Quant, as a topic to study, may not bring a smile to the numerically-challenged among most us, who may, in all probability, wince at hearing that an active area of research in quantitative finance is the modelling of the volatility smile.

"Typically, a quantitative analyst will calculate the implied volatility from liquid vanilla options and use models of the smile to calculate the price of more exotic options," write Sasidharan K. and Alex K. Mathews in Option Trading: Bear Market Strategies (www.tatamcgrawhill.com).

They explain that in finance the `volatility smile' is a long-observed pattern in which at-the-money (ATM) options tend to have lower implied volatilities than other options. "The pattern displays different characteristics for different markets and results from the probability of extreme moves.
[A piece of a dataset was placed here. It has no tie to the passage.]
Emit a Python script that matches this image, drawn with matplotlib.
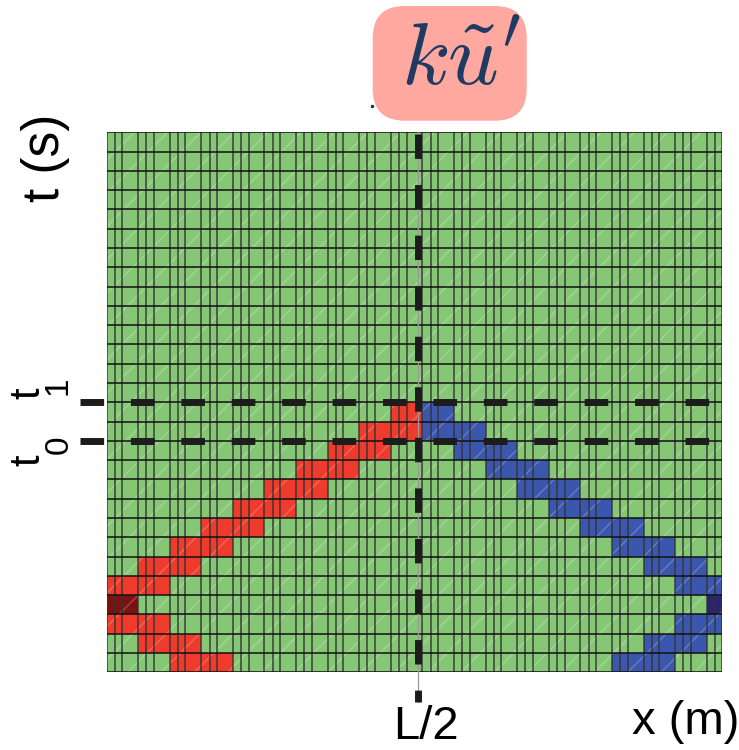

Equity options traded in American markets did not show a volatility smile before the crash of 1987, but began showing one afterwards."
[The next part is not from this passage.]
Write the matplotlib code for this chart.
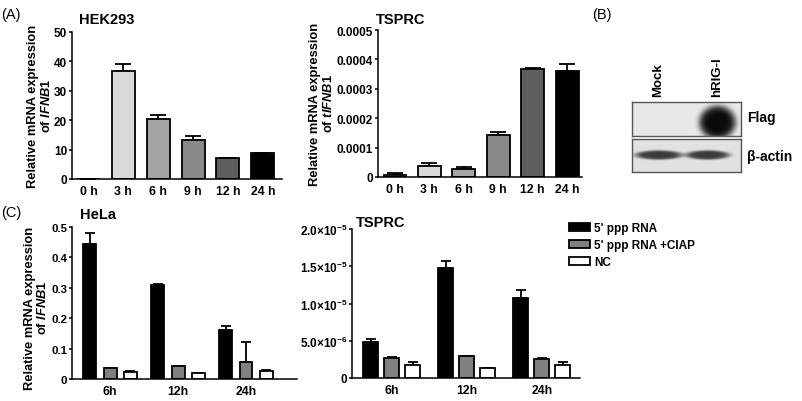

Opinions may, however, differ on whether the volatility smile using Reliance Industries call option (as portrayed in an example that studies the `call strike' and `implied volatility' from 1950 to 2600) seems more like a smirk than a beam.

A closely related concept that the authors explain is that of term structure of volatility, which refers to how implied volatility differs for related options with different maturities. "An implied volatility surface is a 3-D plot that combines volatility smile and term structure of volatility into a consolidated view of all options for an underlying."

For the avid, there is the GARCH (generalised autoregressive conditional heteroskedasticity) model to calculate volatility; it is based on the assumption that stock returns are heteroskedastic, which means the returns are not scattered evenly or homogenously during the observed period.

To those who have fallen off the chair while struggling to make meaning of all these, and who wonder what relevance a word such as `volatility,' something associated with liquids, can have to markets, here is some patient explanation. "The dictionary meaning of the word `volatile' is `moving lightly and rapidly about'. Another meaning for the same is `evaporating.' In the context of stock market, the term volatility is used to describe the uncertainty of the future price of the scrip or index."

Sample these recent news headlines: `Weekly review: Markets end weak amid volatile trades. Sensex volatile: ONGC, SBI, HDFC, ICICI Bk, BHEL decline. Sensex ruling in volatile zone, down 0.22 per cent. Sensex volatile; IT, banks, realty up, pharma, auto down.'

Volatility, which is an important factor in determining the option prices, is measured in terms of annualised standard deviation of the continuously compounded returns of the asset, the book educates. "Usually, it is used for quantifying the risk involved while trading in an instrument over a particular time period."